(GIVEN INSTRUCTION): Quote the listing below in full and exactly as written, but omit every picture.

(INFORMATION PROVIDED):

= = = = =

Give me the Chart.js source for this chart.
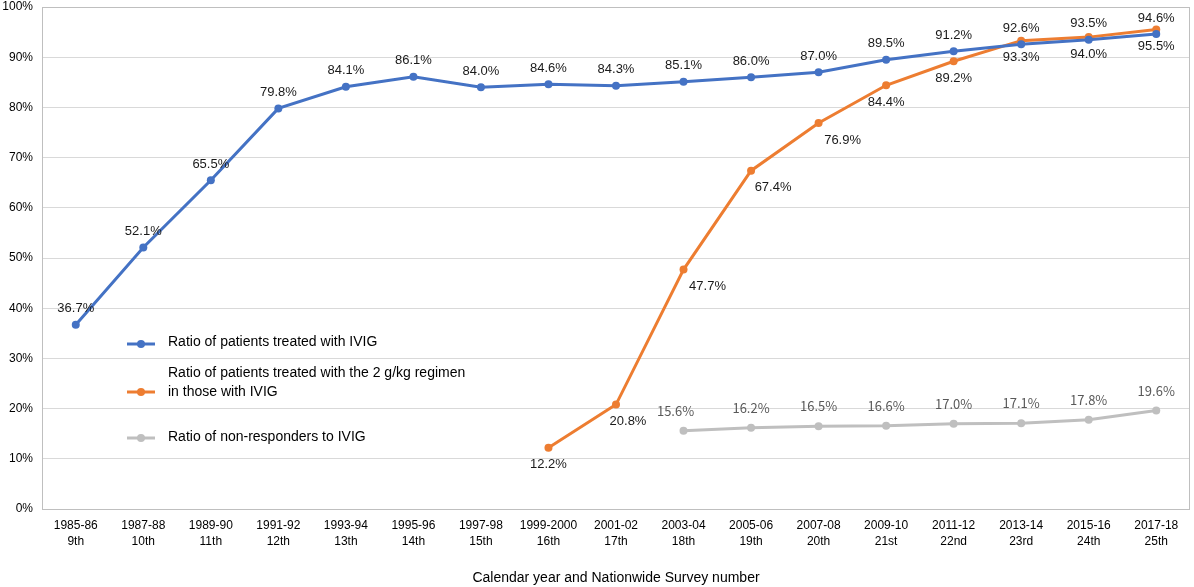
<!DOCTYPE html>
<html><head><meta charset="utf-8">
<script src="https://cdn.jsdelivr.net/npm/chart.js@4"></script>
<style>html,body{margin:0;padding:0;background:#fff}#wrap{width:1194px;height:587px;position:relative}</style>
</head><body><div id="wrap"><canvas id="c" width="1194" height="587"></canvas></div>
<script>
const categories = [["1985-86","9th"],["1987-88","10th"],["1989-90","11th"],["1991-92","12th"],["1993-94","13th"],["1995-96","14th"],["1997-98","15th"],["1999-2000","16th"],["2001-02","17th"],["2003-04","18th"],["2005-06","19th"],["2007-08","20th"],["2009-10","21st"],["2011-12","22nd"],["2013-14","23rd"],["2015-16","24th"],["2017-18","25th"]];
const ivig = [36.7,52.1,65.5,79.8,84.1,86.1,84.0,84.6,84.3,85.1,86.0,87.0,89.5,91.2,92.6,93.5,94.6];
const regimen2g = [null,null,null,null,null,null,null,12.2,20.8,47.7,67.4,76.9,84.4,89.2,93.3,94.0,95.5];
const nonResponders = [null,null,null,null,null,null,null,null,null,15.6,16.2,16.5,16.6,17.0,17.1,17.8,19.6];
const seriesNames = ["Ratio of patients treated with IVIG",["Ratio of patients treated with the 2 g/kg regimen","in those with IVIG"],"Ratio of non-responders to IVIG"];
const yTicks = [0,10,20,30,40,50,60,70,80,90,100];

const BLUE='#4472C4', ORANGE='#ED7D31', GRAY='#BFBFBF';
const FONT='"Liberation Sans", Arial, sans-serif';

const labelStyle = [
  {dy:-16, dx:{}, font:'13px '+FONT, color:'#1a1a1a'},
  {dy:17, dx:{8:12,9:24,10:22,11:24}, font:'13px '+FONT, color:'#1a1a1a'},
  {dy:-20, dx:{9:-8}, font:'13px "Noto Sans CJK JP", sans-serif', color:'#595959'}
];

const labelsPlugin = {
  id:'vlabels',
  afterDatasetsDraw(chart){
    const ctx=chart.ctx;
    chart.data.datasets.forEach((ds,di)=>{
      const meta=chart.getDatasetMeta(di);
      const st=labelStyle[di];
      ctx.save();
      ctx.font=st.font; ctx.fillStyle=st.color; ctx.textAlign='center'; ctx.textBaseline='middle';
      meta.data.forEach((pt,i)=>{
        const v=ds.data[i]; if(v==null) return;
        ctx.fillText(v.toFixed(1)+'%', pt.x+(st.dx[i]||0), pt.y+st.dy);
      });
      ctx.restore();
    });
  }
};

const frameLegendPlugin = {
  id:'frameLegend',
  beforeDatasetsDraw(chart){
    const {ctx,chartArea:a}=chart;
    ctx.save(); ctx.strokeStyle='#BFBFBF'; ctx.lineWidth=1;
    ctx.strokeRect(Math.round(a.left)+0.5,Math.round(a.top)+0.5,Math.round(a.right-a.left)-1,Math.round(a.bottom-a.top));
    ctx.restore();
  },
  afterDraw(chart){
    const {ctx,chartArea:a}=chart;
    const cols=[BLUE,ORANGE,GRAY];
    const x0=a.left+85, x1=x0+28, tx=x0+41;
    const rows=[{m:344,t:[342]},{m:392,t:[373,392]},{m:438,t:[437]}];
    ctx.save();
    rows.forEach((r,i)=>{
      ctx.strokeStyle=cols[i]; ctx.lineWidth=3;
      ctx.beginPath(); ctx.moveTo(x0,r.m); ctx.lineTo(x1,r.m); ctx.stroke();
      ctx.fillStyle=cols[i]; ctx.beginPath(); ctx.arc((x0+x1)/2,r.m,4,0,Math.PI*2); ctx.fill();
      const lines=Array.isArray(seriesNames[i])?seriesNames[i]:[seriesNames[i]];
      ctx.fillStyle='#000'; ctx.font='14px '+FONT; ctx.textAlign='left'; ctx.textBaseline='middle';
      lines.forEach((l,j)=>ctx.fillText(l,tx,r.t[j]));
    });
    ctx.restore();
  }
};

const mk=(data,col,label)=>({label:Array.isArray(label)?label.join(' '):label,data,borderColor:col,backgroundColor:col,borderWidth:3,pointRadius:4,pointHoverRadius:4,pointBorderWidth:0,tension:0,spanGaps:false});

new Chart(document.getElementById('c'),{
  type:'line',
  data:{labels:categories,datasets:[mk(ivig,BLUE,seriesNames[0]),mk(regimen2g,ORANGE,seriesNames[1]),mk(nonResponders,GRAY,seriesNames[2])]},
  options:{
    responsive:false,animation:false,
    layout:{padding:{top:7,right:4,left:0,bottom:0}},
    plugins:{legend:{display:false},tooltip:{enabled:false}},
    scales:{
      x:{offset:true,grid:{display:false},border:{display:false},
        ticks:{color:'#000',font:{family:FONT,size:12,lineHeight:'16px'},padding:1,maxRotation:0,autoSkip:false},
        title:{display:true,text:'Calendar year and Nationwide Survey number',color:'#000',font:{family:FONT,size:14},padding:{top:20,bottom:0}},
        afterFit(s){s.height=78; s.paddingLeft=0; s.paddingRight=0;}
      },
      y:{min:0,max:100,afterBuildTicks(s){s.ticks=yTicks.map(v=>({value:v}));},
        grid:{color:'#D9D9D9',drawTicks:false},border:{display:false},
        ticks:{color:'#000',font:{family:FONT,size:12},padding:9,callback:v=>v+'%'},
        afterFit(s){s.width=42; s.paddingTop=0; s.paddingBottom=0;}
      }
    }
  },
  plugins:[labelsPlugin,frameLegendPlugin]
});
</script></body></html>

= = = = =

(FINISHED ANSWER):
Give me the Chart.js source for this chart.
<!DOCTYPE html>
<html><head><meta charset="utf-8">
<script src="https://cdn.jsdelivr.net/npm/chart.js@4"></script>
<style>html,body{margin:0;padding:0;background:#fff}#wrap{width:1194px;height:587px;position:relative}</style>
</head><body><div id="wrap"><canvas id="c" width="1194" height="587"></canvas></div>
<script>
const categories = [["1985-86","9th"],["1987-88","10th"],["1989-90","11th"],["1991-92","12th"],["1993-94","13th"],["1995-96","14th"],["1997-98","15th"],["1999-2000","16th"],["2001-02","17th"],["2003-04","18th"],["2005-06","19th"],["2007-08","20th"],["2009-10","21st"],["2011-12","22nd"],["2013-14","23rd"],["2015-16","24th"],["2017-18","25th"]];
const ivig = [36.7,52.1,65.5,79.8,84.1,86.1,84.0,84.6,84.3,85.1,86.0,87.0,89.5,91.2,92.6,93.5,94.6];
const regimen2g = [null,null,null,null,null,null,null,12.2,20.8,47.7,67.4,76.9,84.4,89.2,93.3,94.0,95.5];
const nonResponders = [null,null,null,null,null,null,null,null,null,15.6,16.2,16.5,16.6,17.0,17.1,17.8,19.6];
const seriesNames = ["Ratio of patients treated with IVIG",["Ratio of patients treated with the 2 g/kg regimen","in those with IVIG"],"Ratio of non-responders to IVIG"];
const yTicks = [0,10,20,30,40,50,60,70,80,90,100];

const BLUE='#4472C4', ORANGE='#ED7D31', GRAY='#BFBFBF';
const FONT='"Liberation Sans", Arial, sans-serif';

const labelStyle = [
  {dy:-16, dx:{}, font:'13px '+FONT, color:'#1a1a1a'},
  {dy:17, dx:{8:12,9:24,10:22,11:24}, font:'13px '+FONT, color:'#1a1a1a'},
  {dy:-20, dx:{9:-8}, font:'13px "Noto Sans CJK JP", sans-serif', color:'#595959'}
];

const labelsPlugin = {
  id:'vlabels',
  afterDatasetsDraw(chart){
    const ctx=chart.ctx;
    chart.data.datasets.forEach((ds,di)=>{
      const meta=chart.getDatasetMeta(di);
      const st=labelStyle[di];
      ctx.save();
      ctx.font=st.font; ctx.fillStyle=st.color; ctx.textAlign='center'; ctx.textBaseline='middle';
      meta.data.forEach((pt,i)=>{
        const v=ds.data[i]; if(v==null) return;
        ctx.fillText(v.toFixed(1)+'%', pt.x+(st.dx[i]||0), pt.y+st.dy);
      });
      ctx.restore();
    });
  }
};

const frameLegendPlugin = {
  id:'frameLegend',
  beforeDatasetsDraw(chart){
    const {ctx,chartArea:a}=chart;
    ctx.save(); ctx.strokeStyle='#BFBFBF'; ctx.lineWidth=1;
    ctx.strokeRect(Math.round(a.left)+0.5,Math.round(a.top)+0.5,Math.round(a.right-a.left)-1,Math.round(a.bottom-a.top));
    ctx.restore();
  },
  afterDraw(chart){
    const {ctx,chartArea:a}=chart;
    const cols=[BLUE,ORANGE,GRAY];
    const x0=a.left+85, x1=x0+28, tx=x0+41;
    const rows=[{m:344,t:[342]},{m:392,t:[373,392]},{m:438,t:[437]}];
    ctx.save();
    rows.forEach((r,i)=>{
      ctx.strokeStyle=cols[i]; ctx.lineWidth=3;
      ctx.beginPath(); ctx.moveTo(x0,r.m); ctx.lineTo(x1,r.m); ctx.stroke();
      ctx.fillStyle=cols[i]; ctx.beginPath(); ctx.arc((x0+x1)/2,r.m,4,0,Math.PI*2); ctx.fill();
      const lines=Array.isArray(seriesNames[i])?seriesNames[i]:[seriesNames[i]];
      ctx.fillStyle='#000'; ctx.font='14px '+FONT; ctx.textAlign='left'; ctx.textBaseline='middle';
      lines.forEach((l,j)=>ctx.fillText(l,tx,r.t[j]));
    });
    ctx.restore();
  }
};

const mk=(data,col,label)=>({label:Array.isArray(label)?label.join(' '):label,data,borderColor:col,backgroundColor:col,borderWidth:3,pointRadius:4,pointHoverRadius:4,pointBorderWidth:0,tension:0,spanGaps:false});

new Chart(document.getElementById('c'),{
  type:'line',
  data:{labels:categories,datasets:[mk(ivig,BLUE,seriesNames[0]),mk(regimen2g,ORANGE,seriesNames[1]),mk(nonResponders,GRAY,seriesNames[2])]},
  options:{
    responsive:false,animation:false,
    layout:{padding:{top:7,right:4,left:0,bottom:0}},
    plugins:{legend:{display:false},tooltip:{enabled:false}},
    scales:{
      x:{offset:true,grid:{display:false},border:{display:false},
        ticks:{color:'#000',font:{family:FONT,size:12,lineHeight:'16px'},padding:1,maxRotation:0,autoSkip:false},
        title:{display:true,text:'Calendar year and Nationwide Survey number',color:'#000',font:{family:FONT,size:14},padding:{top:20,bottom:0}},
        afterFit(s){s.height=78; s.paddingLeft=0; s.paddingRight=0;}
      },
      y:{min:0,max:100,afterBuildTicks(s){s.ticks=yTicks.map(v=>({value:v}));},
        grid:{color:'#D9D9D9',drawTicks:false},border:{display:false},
        ticks:{color:'#000',font:{family:FONT,size:12},padding:9,callback:v=>v+'%'},
        afterFit(s){s.width=42; s.paddingTop=0; s.paddingBottom=0;}
      }
    }
  },
  plugins:[labelsPlugin,frameLegendPlugin]
});
</script></body></html>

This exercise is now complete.